Analyzing Performance

You've learned about three different TD control methods in this lesson. So, what do they have in common, and how are they different?

## Similarities

All of the TD control methods we have examined (Sarsa, Sarsamax, Expected Sarsa) converge to the optimal action-value function q_ (and so yield the optimal policy \pi_) if:

the value of \epsilon decays in accordance with the GLIE conditions, and
the step-size parameter \alpha is sufficiently small.

## Differences

The differences between these algorithms are summarized below:

Sarsa and Expected Sarsa are both on-policy TD control algorithms. In this case, the same (\epsilon-greedy) policy that is evaluated and improved is also used to select actions.
Sarsamax is an off-policy method, where the (greedy) policy that is evaluated and improved is different from the (\epsilon-greedy) policy that is used to select actions.
On-policy TD control methods (like Expected Sarsa and Sarsa) have better online performance than off-policy TD control methods (like Sarsamax).
Expected Sarsa generally achieves better performance than Sarsa.

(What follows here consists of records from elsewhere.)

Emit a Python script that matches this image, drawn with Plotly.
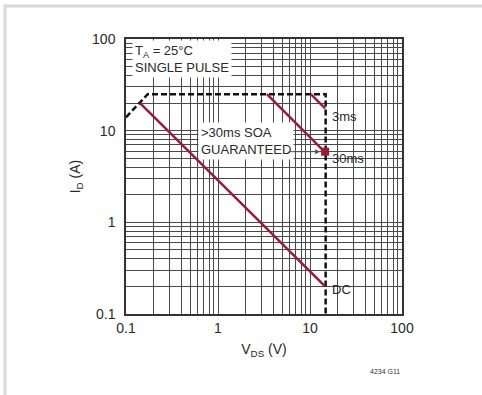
import math
import plotly.graph_objects as go

# ---- data ----
soa_x = [0.1, 0.172, 14.8, 14.8]
soa_y = [14, 25, 25, 0.1]
dc_x = [0.142, 14.6]
dc_y = [20, 0.2]
ms30_x = [3.4, 14.6]
ms30_y = [25, 5.8]
ms3_x = [10.2, 14.6]
ms3_y = [25, 17.5]
marker_x = [14.6]
marker_y = [5.9]

grid_vals = [m * 10 ** e for e in (-1, 0, 1) for m in range(1, 10)] + [100]
decade_labels = {0.1: "0.1", 1: "1", 10: "10", 100: "100"}
tick_text = [decade_labels.get(round(v, 6), "") for v in grid_vals]

RED = "#9a1b33"
TXT = "#2a2a2a"
FONT = "Liberation Sans, Arial, sans-serif"
L = math.log10

fig = go.Figure()
fig.add_trace(go.Scatter(x=soa_x, y=soa_y, mode="lines",
                         line=dict(color="#111111", width=2.5, dash="6px,3px")))
fig.add_trace(go.Scatter(x=dc_x, y=dc_y, mode="lines", line=dict(color=RED, width=2.5)))
fig.add_trace(go.Scatter(x=ms30_x, y=ms30_y, mode="lines", line=dict(color=RED, width=2.5)))
fig.add_trace(go.Scatter(x=ms3_x, y=ms3_y, mode="lines", line=dict(color=RED, width=2.5)))
fig.add_trace(go.Scatter(x=marker_x, y=marker_y, mode="markers",
                         marker=dict(symbol="square", size=8, color=RED)))

axis_common = dict(
    type="log",
    tickvals=grid_vals,
    ticktext=tick_text,
    showgrid=True,
    gridcolor="#4a4a4a",
    gridwidth=1,
    showline=True,
    linecolor="#333333",
    linewidth=1.5,
    mirror=True,
    ticks="",
    zeroline=False,
    tickfont=dict(family=FONT, size=14, color=TXT),
)

fig.update_layout(
    width=482, height=395,
    margin=dict(l=126, r=80, t=39, b=81),
    paper_bgcolor="white", plot_bgcolor="white",
    showlegend=False,
    font=dict(family=FONT, color=TXT, size=13),
    xaxis=dict(axis_common, range=[-1, 2],
               title=dict(text="V<sub>DS</sub> (V)", font=dict(family=FONT, size=14, color=TXT), standoff=10)),
    yaxis=dict(axis_common, range=[-1, 2], ticklabelstandoff=6,
               title=dict(text="I<sub>D</sub> (A)", font=dict(family=FONT, size=14, color=TXT), standoff=8)),
)

anns = [
    dict(x=0.02, y=0.995, xref="paper", yref="paper", xanchor="left", yanchor="top",
         text="T<sub>A</sub> = 25°C<br>SINGLE PULSE", align="left", showarrow=False,
         bgcolor="white", borderpad=2, font=dict(size=13)),
    dict(x=0.26, y=0.70, xref="paper", yref="paper", xanchor="left", yanchor="top",
         text="&gt;30ms SOA<br>GUARANTEED", align="left", showarrow=False,
         bgcolor="white", borderpad=2, font=dict(size=13)),
    dict(x=L(ms30_x[-1]), y=L(marker_y[0]), xref="x", yref="y", text="", showarrow=True,
         ax=-38, ay=0, arrowhead=2, arrowsize=1, arrowwidth=1, arrowcolor="#555555", standoff=5),
    dict(x=L(ms3_x[-1]), y=L(ms3_y[-1]), xref="x", yref="y", text="3ms", showarrow=False,
         xanchor="left", yanchor="top", xshift=5, yshift=1, font=dict(size=13)),
    dict(x=L(ms30_x[-1]), y=L(ms30_y[-1]), xref="x", yref="y", text="30ms", showarrow=False,
         xanchor="left", yanchor="top", xshift=5, yshift=3, font=dict(size=13)),
    dict(x=L(dc_x[-1]), y=L(dc_y[-1]), xref="x", yref="y", text="DC", showarrow=False,
         xanchor="left", yanchor="middle", xshift=5, yshift=-3, font=dict(size=13)),
    dict(x=(385 - 126) / 276, y=(314 - 371) / 275, xref="paper", yref="paper",
         xanchor="center", yanchor="middle",
         text="4234 G11", showarrow=False, font=dict(size=7, color="#333333")),
]
fig.update_layout(annotations=anns)

# light gray page frame (top and left) as thin filled rectangles
fig.add_shape(type="rect", xref="paper", yref="paper", layer="below",
              x0=(4 - 126) / 276, x1=(482 - 126) / 276, y0=(314 - 4.5) / 275, y1=(314 - 7.5) / 275,
              line=dict(width=0), fillcolor="#d9d9d9")
fig.add_shape(type="rect", xref="paper", yref="paper", layer="below",
              x0=(3.5 - 126) / 276, x1=(6.5 - 126) / 276, y0=(314 - 4.5) / 275, y1=(314 - 395) / 275,
              line=dict(width=0), fillcolor="#d9d9d9")

fig.write_html(
    "out.html",
    config={"displayModeBar": False},
    post_script="document.body.style.margin='0px';document.body.style.overflow='hidden';"
                "document.documentElement.style.overflow='hidden';window.scrollTo(0,0);",
)
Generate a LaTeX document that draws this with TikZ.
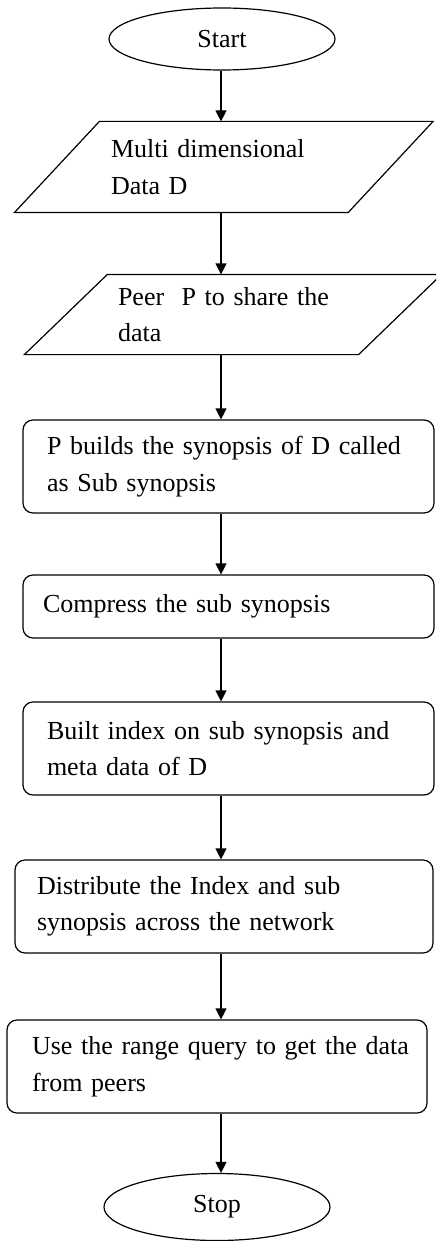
\documentclass[tikz,border=0pt]{standalone}
\usepackage{fontspec}
\setmainfont{Liberation Serif}
\usetikzlibrary{arrows.meta}
\usetikzlibrary{shapes.geometric}

\begin{document}
\begin{tikzpicture}[x=1pt, y=-1pt, line width=1.2pt,
  every node/.style={font=\fontsize{26pt}{36.5pt}\selectfont},
  terminal/.style={draw, ellipse, minimum width=226pt, minimum height=62pt, inner sep=0pt},
  process/.style={draw, rounded corners=10pt, minimum height=93pt, align=left, inner ysep=0pt},
  io/.style={align=left, inner ysep=0pt},
  flow/.style={-{Triangle[length=11pt,width=11pt]}}]
 \useasboundingbox (0,0) rectangle (436,1241);
 \clip (0,0) rectangle (436,1241);
 \coordinate (axis) at (221,0);

 %terminals and steps
 \node[terminal] (start) at (222,39) {Start};
 \node[io, text width=225.5pt, inner xsep=53.5pt, minimum height=90pt] (data) at (223.75,167) {Multi dimensional\\Data D};
 \node[io, text width=230pt, inner xsep=51.5pt, minimum height=79pt] (share) at (233,314.5) {Peer\ \ P to share the\\data};
 \node[process, text width=363pt, inner xsep=24pt] (build) at (228.5,466.5) {P builds the synopsis of D called\\as Sub synopsis};
 \node[process, text width=371pt, inner xsep=20pt, minimum height=63pt] (compress) at (228.5,606.5) {Compress the sub synopsis};
 \node[process, text width=363pt, inner xsep=24pt] (index) at (228.5,748.5) {Built index on sub synopsis and\\meta data of D};
 \node[process, text width=374pt, inner xsep=22pt] (spread) at (224,906.5) {Distribute the Index and sub\\synopsis across the network};
 \node[process, text width=370pt, inner xsep=25pt] (query) at (217,1066.5) {\mbox{Use the range query to get the data}\\from peers};
 \node[terminal, minimum height=67pt] (stop) at (217,1207) {Stop};

 %parallelograms round the input nodes
 \foreach \n/\s in {data/42.5, share/41.5}
  \draw ([xshift=\s pt]\n.north west) -- ([xshift=\s pt]\n.north east) -- ([xshift=-\s pt]\n.south east) -- ([xshift=-\s pt]\n.south west) -- cycle;

 %arrows
 \foreach \a/\b in {start/data, data/share, share/build, build/compress, compress/index, index/spread, spread/query, query/stop}
  \draw[flow] (\a.south -| axis) -- (\b.north -| axis);
\end{tikzpicture}
\end{document}
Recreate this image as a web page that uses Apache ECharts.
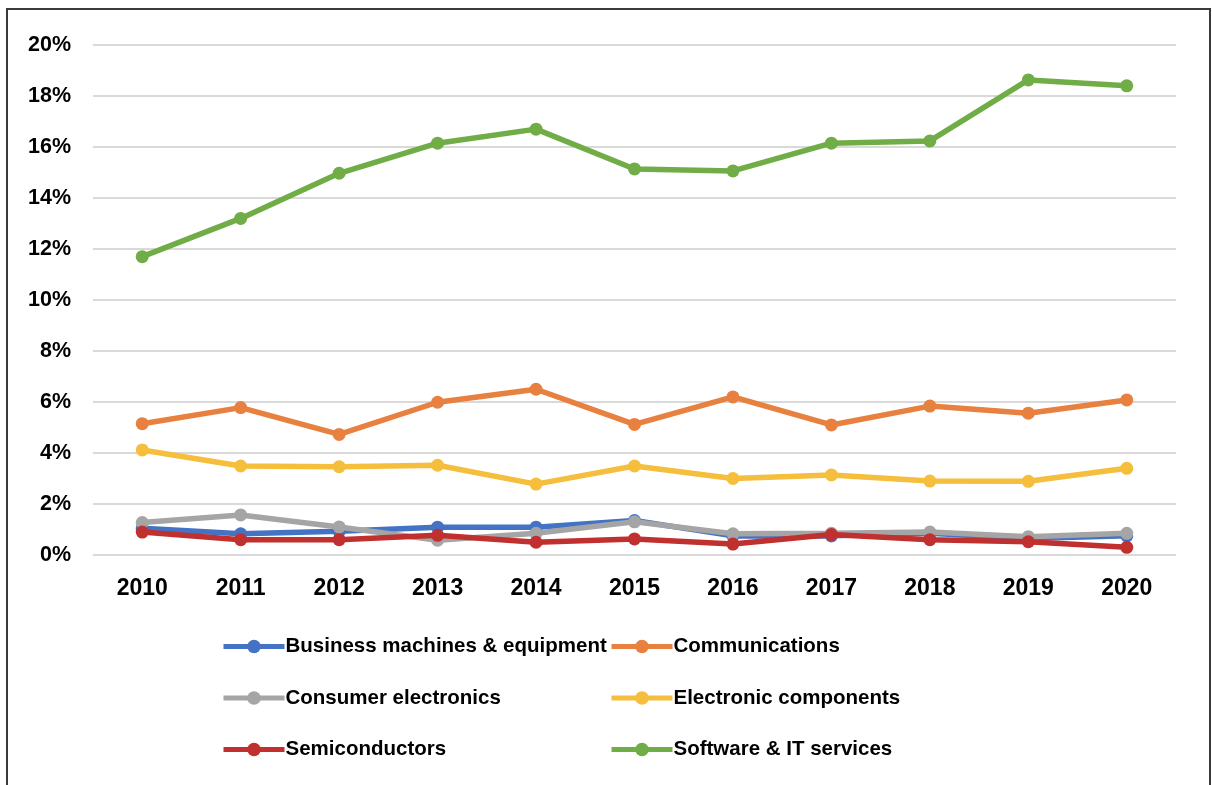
<!DOCTYPE html>
<html>
<head>
<meta charset="utf-8">
<script src="https://cdn.jsdelivr.net/npm/echarts@6/dist/echarts.min.js"></script>
<style>
html,body{margin:0;padding:0;background:#fff;}
#chart{width:1212px;height:785px;}
</style>
</head>
<body>
<div id="chart"></div>
<script>
const years = ['2010','2011','2012','2013','2014','2015','2016','2017','2018','2019','2020'];
const yTicks = [0, 2, 4, 6, 8, 10, 12, 14, 16, 18, 20];
const businessMachines = [1.05, 0.83, 0.93, 1.09, 1.09, 1.35, 0.75, 0.75, 0.85, 0.65, 0.75];
const communications   = [5.15, 5.78, 4.73, 5.99, 6.5, 5.12, 6.2, 5.1, 5.84, 5.56, 6.08];
const consumerElec     = [1.27, 1.57, 1.1, 0.58, 0.85, 1.3, 0.83, 0.85, 0.9, 0.72, 0.85];
const electronicComp   = [4.12, 3.49, 3.46, 3.52, 2.78, 3.49, 3.0, 3.14, 2.9, 2.89, 3.4];
const semiconductors   = [0.9, 0.6, 0.6, 0.77, 0.5, 0.63, 0.43, 0.8, 0.6, 0.52, 0.3];
const softwareIT       = [11.7, 13.2, 14.97, 16.15, 16.7, 15.14, 15.06, 16.15, 16.24, 18.63, 18.4];

const FONT = '"Liberation Sans", Arial, sans-serif';

function mk(name, data, color, z) {
  return {
    name: name, type: 'line', data: data, z: z,
    symbol: 'circle', symbolSize: 13,
    lineStyle: {width: 5.5, color: color},
    itemStyle: {color: color},
    emphasis: {disabled: true}
  };
}

const legendCommon = {
  orient: 'vertical', top: 631, itemGap: 30.5, itemWidth: 61, itemHeight: 17,
  lineStyle: {width: 5},
  textStyle: {color: '#000', fontFamily: FONT, fontWeight: 'bold', fontSize: 20.5, padding: [0,0,0,-4]}
};

const chart = echarts.init(document.getElementById('chart'));
chart.setOption({
  animation: false,
  backgroundColor: '#fff',
  graphic: [{
    type: 'rect', shape: {x: 7, y: 9, width: 1203, height: 800},
    style: {fill: 'none', stroke: '#3a3a3a', lineWidth: 2}, silent: true
  }],
  grid: {left: 93, right: 36, top: 45, height: 510, containLabel: false},
  xAxis: {
    type: 'category', data: years, boundaryGap: true,
    axisLine: {show: false}, axisTick: {show: false},
    axisLabel: {color: '#000', fontFamily: FONT, fontWeight: 'bold', fontSize: 23, margin: 22}
  },
  yAxis: {
    type: 'value', min: 0, max: 20, interval: 2,
    axisLine: {show: false}, axisTick: {show: false},
    splitLine: {lineStyle: {color: '#d9d9d9', width: 2}},
    axisLabel: {color: '#000', fontFamily: FONT, fontWeight: 'bold', fontSize: 21.5, margin: 22,
      formatter: v => v + '%'}
  },
  legend: [Object.assign({}, legendCommon, {
    left: 216,
    data: ['Business machines & equipment', 'Consumer electronics', 'Semiconductors']
  }), Object.assign({}, legendCommon, {
    left: 604,
    data: ['Communications', 'Electronic components', 'Software & IT services']
  })],
  series: [
    mk('Business machines & equipment', businessMachines, '#4472C4', 2),
    mk('Communications', communications, '#E8803F', 2),
    mk('Consumer electronics', consumerElec, '#A5A5A5', 3),
    mk('Electronic components', electronicComp, '#F5BE3C', 2),
    mk('Semiconductors', semiconductors, '#C0302E', 4),
    mk('Software & IT services', softwareIT, '#70AD47', 2)
  ]
});
</script>
</body>
</html>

If you would like to learn more, you are encouraged to read Chapter 6 of the textbook (especially sections 6.4-6.6).

As an optional exercise to deepen your understanding, you are encouraged to reproduce Figure 6.4. (Note that this exercise is optional!)

The figure shows the performance of Sarsa and Q-learning on the cliff walking environment for constant \epsilon = 0.1. As described in the textbook, in this case,

Q-learning achieves worse online performance (where the agent collects less reward on average in each episode), but learns the optimal policy, and
Sarsa achieves better online performance, but learns a sub-optimal "safe" policy.

You should be able to reproduce the figure by making only small modifications to your existing code.